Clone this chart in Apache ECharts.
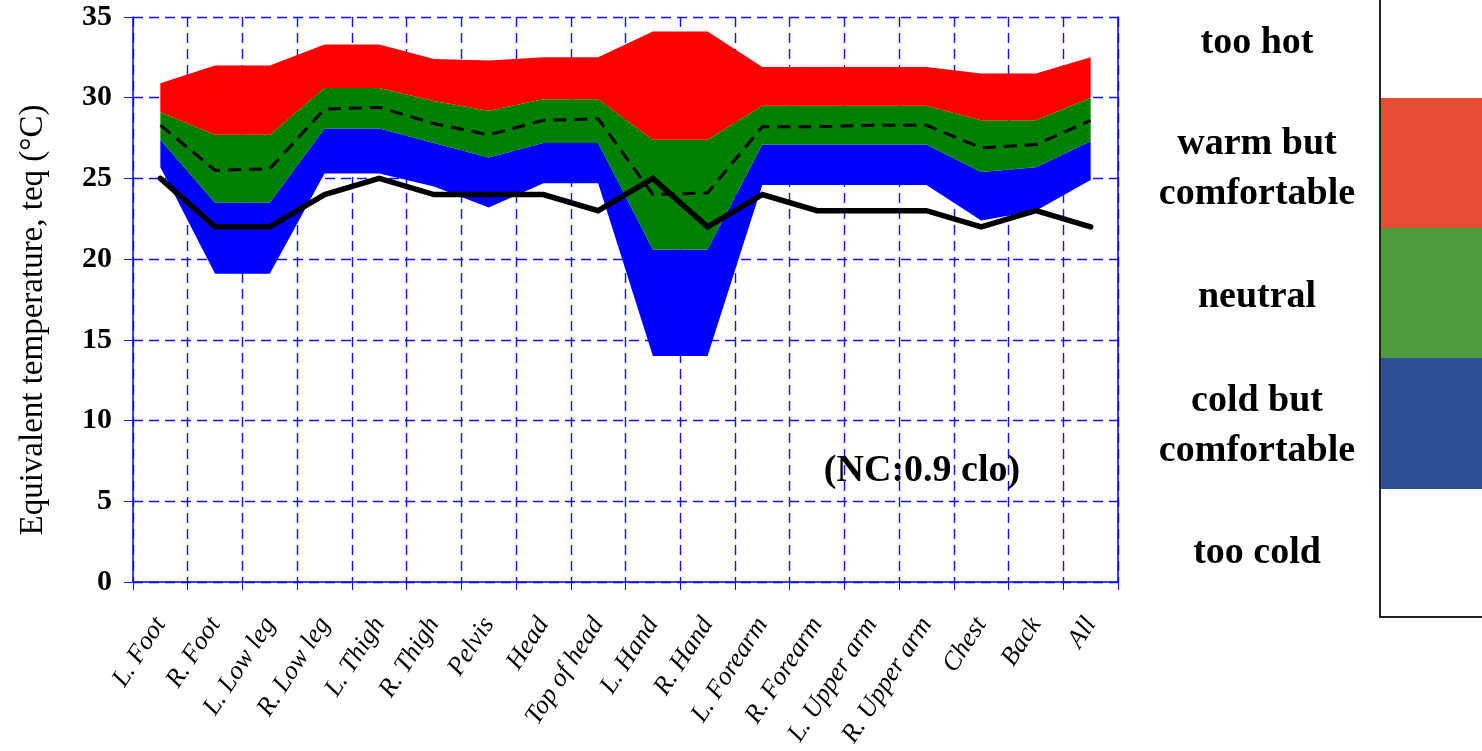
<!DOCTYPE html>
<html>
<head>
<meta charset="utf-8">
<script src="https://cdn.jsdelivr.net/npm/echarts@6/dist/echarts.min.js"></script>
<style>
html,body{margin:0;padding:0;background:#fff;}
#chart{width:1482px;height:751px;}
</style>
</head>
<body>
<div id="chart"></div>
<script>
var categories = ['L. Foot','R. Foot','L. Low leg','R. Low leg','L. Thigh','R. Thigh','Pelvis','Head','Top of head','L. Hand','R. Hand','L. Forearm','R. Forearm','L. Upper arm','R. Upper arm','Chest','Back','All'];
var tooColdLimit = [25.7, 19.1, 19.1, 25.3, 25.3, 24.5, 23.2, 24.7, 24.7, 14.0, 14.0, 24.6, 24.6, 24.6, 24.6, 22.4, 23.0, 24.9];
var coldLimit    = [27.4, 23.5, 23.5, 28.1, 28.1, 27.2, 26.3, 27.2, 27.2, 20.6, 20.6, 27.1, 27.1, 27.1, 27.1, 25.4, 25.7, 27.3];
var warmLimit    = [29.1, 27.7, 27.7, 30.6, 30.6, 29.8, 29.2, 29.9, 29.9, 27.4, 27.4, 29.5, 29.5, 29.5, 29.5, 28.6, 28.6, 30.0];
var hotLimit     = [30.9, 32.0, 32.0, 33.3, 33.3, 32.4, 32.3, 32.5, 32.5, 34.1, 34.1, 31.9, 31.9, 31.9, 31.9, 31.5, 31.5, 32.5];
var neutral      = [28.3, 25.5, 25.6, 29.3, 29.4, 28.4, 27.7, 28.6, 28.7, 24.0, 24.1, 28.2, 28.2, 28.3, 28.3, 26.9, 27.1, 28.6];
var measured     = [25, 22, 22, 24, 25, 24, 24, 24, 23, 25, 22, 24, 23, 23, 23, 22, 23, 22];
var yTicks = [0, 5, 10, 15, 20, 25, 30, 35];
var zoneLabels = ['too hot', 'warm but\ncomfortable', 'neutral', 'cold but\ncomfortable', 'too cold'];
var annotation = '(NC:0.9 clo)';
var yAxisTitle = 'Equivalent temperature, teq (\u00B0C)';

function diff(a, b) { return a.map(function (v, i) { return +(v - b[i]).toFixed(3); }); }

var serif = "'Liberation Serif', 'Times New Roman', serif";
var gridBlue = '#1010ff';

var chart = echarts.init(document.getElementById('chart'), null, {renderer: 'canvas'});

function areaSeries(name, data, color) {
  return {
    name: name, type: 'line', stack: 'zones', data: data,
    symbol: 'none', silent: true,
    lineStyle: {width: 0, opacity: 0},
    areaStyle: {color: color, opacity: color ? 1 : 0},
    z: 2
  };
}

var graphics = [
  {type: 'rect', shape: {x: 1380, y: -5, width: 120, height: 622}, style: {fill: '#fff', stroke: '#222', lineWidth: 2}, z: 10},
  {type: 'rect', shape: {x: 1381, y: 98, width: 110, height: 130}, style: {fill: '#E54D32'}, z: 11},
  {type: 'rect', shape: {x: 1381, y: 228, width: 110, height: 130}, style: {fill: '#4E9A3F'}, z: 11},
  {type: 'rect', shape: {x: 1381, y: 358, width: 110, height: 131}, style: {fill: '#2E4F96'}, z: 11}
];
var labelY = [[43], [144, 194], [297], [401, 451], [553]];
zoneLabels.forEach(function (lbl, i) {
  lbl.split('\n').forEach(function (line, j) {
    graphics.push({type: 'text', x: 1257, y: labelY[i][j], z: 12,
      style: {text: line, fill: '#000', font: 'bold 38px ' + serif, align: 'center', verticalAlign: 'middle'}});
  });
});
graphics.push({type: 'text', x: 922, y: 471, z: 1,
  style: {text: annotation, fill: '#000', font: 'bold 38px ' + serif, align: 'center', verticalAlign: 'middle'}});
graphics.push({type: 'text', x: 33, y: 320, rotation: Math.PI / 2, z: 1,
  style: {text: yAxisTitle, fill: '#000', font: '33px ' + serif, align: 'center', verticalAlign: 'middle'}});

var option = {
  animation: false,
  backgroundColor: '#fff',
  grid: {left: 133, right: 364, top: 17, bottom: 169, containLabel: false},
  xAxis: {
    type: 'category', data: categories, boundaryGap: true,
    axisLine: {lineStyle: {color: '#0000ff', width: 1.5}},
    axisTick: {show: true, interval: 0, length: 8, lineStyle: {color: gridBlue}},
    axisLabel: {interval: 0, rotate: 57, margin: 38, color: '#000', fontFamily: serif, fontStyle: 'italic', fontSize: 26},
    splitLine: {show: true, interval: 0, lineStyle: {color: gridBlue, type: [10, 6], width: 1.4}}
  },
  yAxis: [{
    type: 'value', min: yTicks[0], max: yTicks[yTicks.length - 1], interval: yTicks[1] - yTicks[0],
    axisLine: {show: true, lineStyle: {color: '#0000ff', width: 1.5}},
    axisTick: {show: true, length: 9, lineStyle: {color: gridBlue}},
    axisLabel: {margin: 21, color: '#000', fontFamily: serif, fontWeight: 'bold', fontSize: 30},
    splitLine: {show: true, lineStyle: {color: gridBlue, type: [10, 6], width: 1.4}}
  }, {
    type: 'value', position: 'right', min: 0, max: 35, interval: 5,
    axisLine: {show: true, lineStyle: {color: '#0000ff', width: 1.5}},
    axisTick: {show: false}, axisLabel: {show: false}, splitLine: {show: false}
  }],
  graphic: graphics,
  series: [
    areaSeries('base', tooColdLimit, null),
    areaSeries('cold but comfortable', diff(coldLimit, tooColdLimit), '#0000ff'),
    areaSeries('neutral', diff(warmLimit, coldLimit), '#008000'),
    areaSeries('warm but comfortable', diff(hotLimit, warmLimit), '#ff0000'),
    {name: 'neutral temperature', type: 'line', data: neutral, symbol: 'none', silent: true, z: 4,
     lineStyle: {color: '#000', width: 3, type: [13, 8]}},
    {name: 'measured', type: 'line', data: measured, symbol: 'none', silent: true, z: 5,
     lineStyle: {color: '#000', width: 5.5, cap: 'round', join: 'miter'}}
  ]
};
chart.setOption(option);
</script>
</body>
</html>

══════════

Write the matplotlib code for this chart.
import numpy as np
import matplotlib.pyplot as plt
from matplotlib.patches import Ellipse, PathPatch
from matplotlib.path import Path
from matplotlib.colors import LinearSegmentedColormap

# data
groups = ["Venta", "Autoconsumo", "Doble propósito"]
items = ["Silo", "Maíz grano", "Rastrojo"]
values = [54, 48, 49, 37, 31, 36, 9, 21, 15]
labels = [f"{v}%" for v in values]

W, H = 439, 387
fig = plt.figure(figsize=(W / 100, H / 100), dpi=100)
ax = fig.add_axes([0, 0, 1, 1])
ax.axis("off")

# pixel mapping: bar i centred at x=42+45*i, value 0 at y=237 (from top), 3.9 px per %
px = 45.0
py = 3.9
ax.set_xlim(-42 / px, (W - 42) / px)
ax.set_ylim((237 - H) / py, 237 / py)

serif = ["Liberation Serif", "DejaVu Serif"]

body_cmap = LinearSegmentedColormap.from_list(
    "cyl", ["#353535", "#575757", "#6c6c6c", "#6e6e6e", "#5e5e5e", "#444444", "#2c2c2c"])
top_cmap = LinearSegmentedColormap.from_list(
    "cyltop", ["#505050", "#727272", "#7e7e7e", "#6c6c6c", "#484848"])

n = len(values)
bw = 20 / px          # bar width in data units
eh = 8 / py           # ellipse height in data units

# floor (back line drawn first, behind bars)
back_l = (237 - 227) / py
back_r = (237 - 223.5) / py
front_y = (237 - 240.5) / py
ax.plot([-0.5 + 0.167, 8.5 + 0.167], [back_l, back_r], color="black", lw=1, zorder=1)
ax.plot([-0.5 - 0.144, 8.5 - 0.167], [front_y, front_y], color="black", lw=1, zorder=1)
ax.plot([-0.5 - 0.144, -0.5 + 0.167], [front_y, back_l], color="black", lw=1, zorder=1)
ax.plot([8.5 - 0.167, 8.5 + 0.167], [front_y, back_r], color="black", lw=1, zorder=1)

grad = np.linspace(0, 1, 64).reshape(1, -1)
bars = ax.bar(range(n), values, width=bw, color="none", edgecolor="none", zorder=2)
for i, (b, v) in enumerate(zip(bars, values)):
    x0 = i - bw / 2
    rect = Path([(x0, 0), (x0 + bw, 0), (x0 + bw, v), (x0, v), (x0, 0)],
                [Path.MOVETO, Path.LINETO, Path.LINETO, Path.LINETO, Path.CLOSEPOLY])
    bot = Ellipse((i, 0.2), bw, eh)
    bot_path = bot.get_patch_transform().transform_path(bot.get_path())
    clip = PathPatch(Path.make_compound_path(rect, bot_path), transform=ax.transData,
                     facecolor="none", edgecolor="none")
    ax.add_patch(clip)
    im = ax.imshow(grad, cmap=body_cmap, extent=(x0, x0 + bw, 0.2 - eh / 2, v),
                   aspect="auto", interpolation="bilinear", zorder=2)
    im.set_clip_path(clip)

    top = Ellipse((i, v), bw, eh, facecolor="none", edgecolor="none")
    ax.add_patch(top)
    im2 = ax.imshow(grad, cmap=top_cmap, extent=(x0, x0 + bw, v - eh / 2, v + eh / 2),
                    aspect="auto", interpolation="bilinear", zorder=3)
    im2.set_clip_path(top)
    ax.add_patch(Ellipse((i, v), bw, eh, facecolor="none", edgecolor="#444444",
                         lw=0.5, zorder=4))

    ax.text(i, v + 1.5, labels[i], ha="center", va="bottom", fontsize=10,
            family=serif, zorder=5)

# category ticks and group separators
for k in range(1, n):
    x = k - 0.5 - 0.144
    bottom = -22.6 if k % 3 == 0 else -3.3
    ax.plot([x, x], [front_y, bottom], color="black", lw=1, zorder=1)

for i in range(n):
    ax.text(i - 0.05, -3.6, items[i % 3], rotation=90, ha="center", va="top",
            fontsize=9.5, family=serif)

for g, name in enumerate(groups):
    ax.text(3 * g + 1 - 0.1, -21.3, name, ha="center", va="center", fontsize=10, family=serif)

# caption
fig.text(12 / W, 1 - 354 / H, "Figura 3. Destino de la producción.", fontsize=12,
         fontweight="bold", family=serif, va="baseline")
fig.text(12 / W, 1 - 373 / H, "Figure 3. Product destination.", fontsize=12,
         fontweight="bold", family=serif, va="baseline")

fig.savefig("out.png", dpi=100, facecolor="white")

══════════

Goal of the exercise: Within the data above, pick out all lines holding the word "this".

Response to the task:
Clone this chart in Apache ECharts.
Write the matplotlib code for this chart.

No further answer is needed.